Future in edible packaging
According to the researchers, nutritious additives such as vitamins, probiotics and nutraceuticals could be included in the future. As the product has little taste, they say, flavors could be added.
“The coatings applications for this product are endless,” Laetitia Bonnaillie, Ph.D., co-leader of the study, said.
“We are currently testing applications such as single-serve, edible food wrappers. For instance, individually wrapped cheese sticks use a large proportion of plastic — we would like to fix that.”
Potential for cereal
Because single-serve pouches would need to stay sanitary, they would still have to be encased in a larger plastic or cardboard container for sale on store shelves to prevent them from getting wet or dirty.

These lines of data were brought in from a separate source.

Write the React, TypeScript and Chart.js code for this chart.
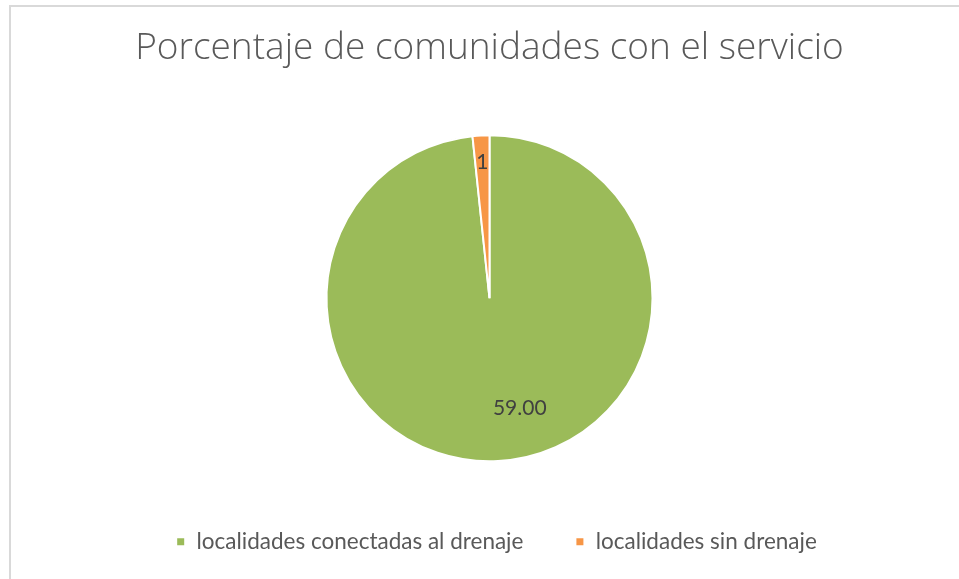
import React, { useEffect, useRef } from "react";
import { Chart, registerables } from "chart.js";

Chart.register(...registerables);

const categories = ["localidades conectadas al drenaje", "localidades sin drenaje"];
const values = [59, 1];
const valueLabels = ["59.00", "1"];
const colors = ["#9BBB59", "#F79646"];
const titleText = "Porcentaje de comunidades con el servicio";

// label placement along each arc: fraction of angle span, fraction of radius
const labelAngleFrac = [0.465, 0.5];
const labelRadiusFrac = [0.7, 0.835];

const labelPlugin = {
  id: "sliceLabels",
  afterDatasetsDraw(chart: any) {
    const ctx = chart.ctx;
    const meta = chart.getDatasetMeta(0);
    ctx.save();
    ctx.font = "21px Lato";
    ctx.fillStyle = "#404040";
    ctx.textAlign = "center";
    ctx.textBaseline = "middle";
    meta.data.forEach((arc: any, i: number) => {
      const { x, y, startAngle, endAngle, outerRadius } = arc.getProps(
        ["x", "y", "startAngle", "endAngle", "outerRadius"],
        true
      );
      const a = startAngle + (endAngle - startAngle) * labelAngleFrac[i];
      const r = outerRadius * labelRadiusFrac[i];
      ctx.fillText(valueLabels[i], x + Math.cos(a) * r, y + Math.sin(a) * r);
    });
    ctx.restore();
  },
};

const legendShift = {
  id: "legendShift",
  afterLayout(chart: any) {
    if (chart.legend) {
      chart.legend.left += 7;
      chart.legend.right += 7;
    }
  },
};

export default function App() {
  const ref = useRef<HTMLCanvasElement>(null);
  useEffect(() => {
    document.body.style.margin = "0";
    const chart = new Chart(ref.current as HTMLCanvasElement, {
      type: "pie",
      data: {
        labels: categories,
        datasets: [
          {
            data: values,
            backgroundColor: colors,
            borderColor: "#ffffff",
            borderWidth: 2,
            radius: 163,
          },
        ],
      },
      options: {
        animation: false,
        responsive: false,
        layout: { padding: { left: 20, right: 0, top: 0, bottom: 16 } },
        plugins: {
          tooltip: { enabled: false },
          title: {
            display: true,
            text: titleText,
            color: "#595959",
            font: { family: "'Open Sans'", size: 37, weight: "300", lineHeight: 1.2 },
            padding: { top: 26, bottom: 47.6 },
          },
          legend: {
            position: "bottom",
            labels: {
              color: "#595959",
              font: { family: "Lato", size: 22.5 },
              boxWidth: 9,
              boxHeight: 9,
              padding: 52,
            },
          },
        },
      },
      plugins: [labelPlugin, legendShift],
    });
    return () => chart.destroy();
  }, []);
  return (
    <div style={{ position: "relative", width: 959, height: 579, background: "#fff", overflow: "hidden" }}>
      <div
        style={{
          position: "absolute",
          left: 9,
          top: 5,
          width: 960,
          height: 600,
          borderTop: "2px solid #d9d9d9",
          borderLeft: "2px solid #d9d9d9",
        }}
      />
      <canvas ref={ref} width={959} height={579} style={{ position: "absolute", left: 0, top: 0 }} />
    </div>
  );
}
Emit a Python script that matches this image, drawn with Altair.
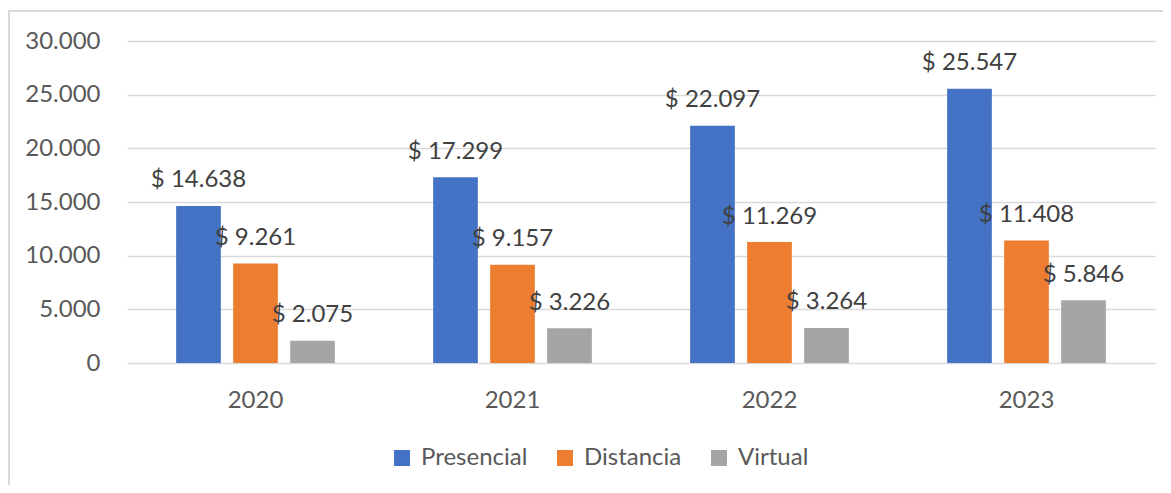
import altair as alt
import pandas as pd

years = ["2020", "2021", "2022", "2023"]
series = ["Presencial", "Distancia", "Virtual"]
presencial = [14638, 17299, 22097, 25547]
distancia = [9261, 9157, 11269, 11408]
virtual = [2075, 3226, 3264, 5846]
colors = ["#4472C4", "#ED7D31", "#A5A5A5"]
y_ticks = [0, 5000, 10000, 15000, 20000, 25000, 30000]

rows = []
for name, vals in zip(series, [presencial, distancia, virtual]):
    for yr, v in zip(years, vals):
        rows.append({"year": yr, "series": name, "value": v,
                     "label": "$ " + f"{v:,}".replace(",", ".")})
df = pd.DataFrame(rows)

FONT = "Lato"

x_enc = alt.X(
    "year:N",
    sort=years,
    scale=alt.Scale(paddingInner=0.3825, paddingOuter=0.19125),
    axis=alt.Axis(title=None, labelAngle=0, domain=False, ticks=False,
                  labelPadding=25, labelFontSize=24, labelColor="#595959",
                  labelFont=FONT, grid=False),
)
xo_enc = alt.XOffset("series:N", sort=series,
                     scale=alt.Scale(domain=series, paddingInner=0.216, paddingOuter=0))
y_enc = alt.Y(
    "value:Q",
    scale=alt.Scale(domain=[0, 30000], nice=False),
    axis=alt.Axis(title=None, values=y_ticks, domain=False, ticks=False,
                  labelPadding=27, labelFontSize=24, labelColor="#595959",
                  labelFont=FONT, gridColor="#D9D9D9", gridWidth=1.5,
                  labelExpr="replace(format(datum.value, ','), ',', '.')"),
)

bars = alt.Chart(df).mark_bar().encode(
    x=x_enc,
    xOffset=xo_enc,
    y=y_enc,
    color=alt.Color(
        "series:N", sort=series,
        scale=alt.Scale(domain=series, range=colors),
        legend=alt.Legend(
            title=None, orient="none", direction="horizontal",
            legendX=263, legendY=405, padding=0,
            symbolType="square", symbolSize=256, symbolStrokeWidth=0,
            labelFont=FONT, labelFontSize=24, labelColor="#595959",
            labelOffset=7, columnPadding=25,
        ),
    ),
)

labels = alt.Chart(df).mark_text(
    font=FONT, fontSize=24, color="#404040", baseline="alphabetic", dy=-18.5
).encode(
    x=x_enc,
    xOffset=xo_enc,
    y=y_enc,
    text="label:N",
)

frame_df = pd.DataFrame({"f": [0]})
frame = alt.Chart(frame_df).mark_rect(
    fill=None, stroke="#D9D9D9", strokeWidth=2
).encode(
    x=alt.value(-118), x2=alt.value(1100),
    y=alt.value(-30), y2=alt.value(500),
)

chart = alt.layer(frame, bars, labels).properties(
    width=1028, height=322,
    autosize=alt.AutoSizeParams(type="none"),
    padding={"left": 119, "top": 33, "right": 8, "bottom": 122},
).configure_view(stroke=None)

chart.save("out.html", embed_options={"renderer": "svg", "actions": False})
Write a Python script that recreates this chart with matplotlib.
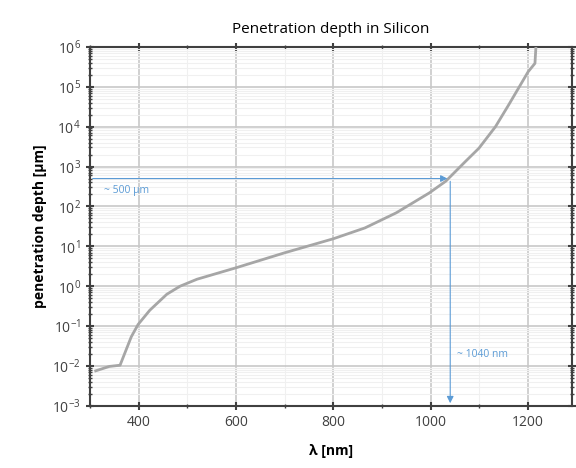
import numpy as np
import matplotlib.pyplot as plt
from matplotlib.ticker import LogLocator, MultipleLocator, LogFormatterMathtext

# penetration depth
wavelength = [312, 340, 362, 385, 399, 423, 458, 485, 520, 600, 700, 800, 865,
              929, 997, 1031, 1071, 1099, 1133, 1160, 1180, 1200, 1214, 1216]
depth_um = [0.0076, 0.0098, 0.0105, 0.054, 0.11, 0.25, 0.63, 1.0, 1.5, 2.9, 6.9, 15.5, 29,
            69, 218, 430, 1330, 2880, 10000, 35000, 91000, 237000, 385000, 1e6]

mark_wl = 1040
mark_depth = 500
label_depth = "~ 500 \u00b5m"
label_wl = "~ 1040 nm"

plt.rcParams['font.family'] = ['Open Sans', 'DejaVu Sans']

fig = plt.figure(figsize=(5.76, 4.68), dpi=100)
ax = fig.add_axes([0.156, 0.1325, 0.837, 0.7675])

ax.plot(wavelength, depth_um, color='#a6a6a6', lw=2, zorder=3)

blue = '#5b9bd5'
ax.annotate('', xy=(mark_wl, mark_depth), xytext=(300, mark_depth),
            arrowprops=dict(arrowstyle='-|>', color=blue, lw=0.8, mutation_scale=10), zorder=4)
ax.annotate('', xy=(mark_wl, 1e-3), xytext=(mark_wl, mark_depth),
            arrowprops=dict(arrowstyle='-|>', color=blue, lw=0.8, mutation_scale=10), zorder=4)
ax.text(330, 250, label_depth, color=blue, fontsize=7.5, va='center')
ax.text(1053, 0.02, label_wl, color=blue, fontsize=7.5, va='center')

ax.set_yscale('log')
ax.set_xlim(300, 1290)
ax.set_ylim(1e-3, 1e6)
ax.xaxis.set_major_locator(MultipleLocator(200))
ax.xaxis.set_minor_locator(MultipleLocator(100))
ax.yaxis.set_major_locator(LogLocator(base=10, numticks=20))
ax.yaxis.set_minor_locator(LogLocator(base=10, subs=np.arange(2, 10), numticks=20))
ax.yaxis.set_major_formatter(LogFormatterMathtext())

ax.grid(which='major', color='#c8c8c8', lw=1.2)
ax.grid(which='minor', color='#f0f0f0', lw=0.8)
ax.set_axisbelow(True)

for s in ax.spines.values():
    s.set_color('#404040')
    s.set_linewidth(1.5)
ax.tick_params(which='both', direction='inout', top=True, right=True, color='#404040')
ax.tick_params(which='major', length=6, width=1.5, labelsize=10, labelcolor='#404040')
ax.tick_params(which='minor', length=3, width=1)

ax.set_title('Penetration depth in Silicon', fontsize=11, pad=10)
ax.set_xlabel('\u03bb [nm]', fontsize=10, fontweight='bold', labelpad=10)
ax.set_ylabel('penetration depth [\u00b5m]', fontsize=10, fontweight='bold', labelpad=4)

fig.savefig('out.png', dpi=100)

In addition to being used as plastic pouches and wraps, the casein coating could be sprayed onto food, such as cereal flakes or bars. Currently, cereals keep their crunch in milk due to a sugar coating.
The spray could also line pizza or other food boxes to keep grease from staining packaging, or serve as a lamination step for paper or cardboard food boxes or plastic pouches.
The US Food & Drug Administration recently banned the perfluorinated substances that used to coat these containers, so casein coatings could be a safe, biodegradable alternative.
Bonnaillie said her group is currently creating prototype film samples for a small company in Texas, and the development has garnered interest among other companies, too. She predicts this casein packaging will be on store shelves within three years.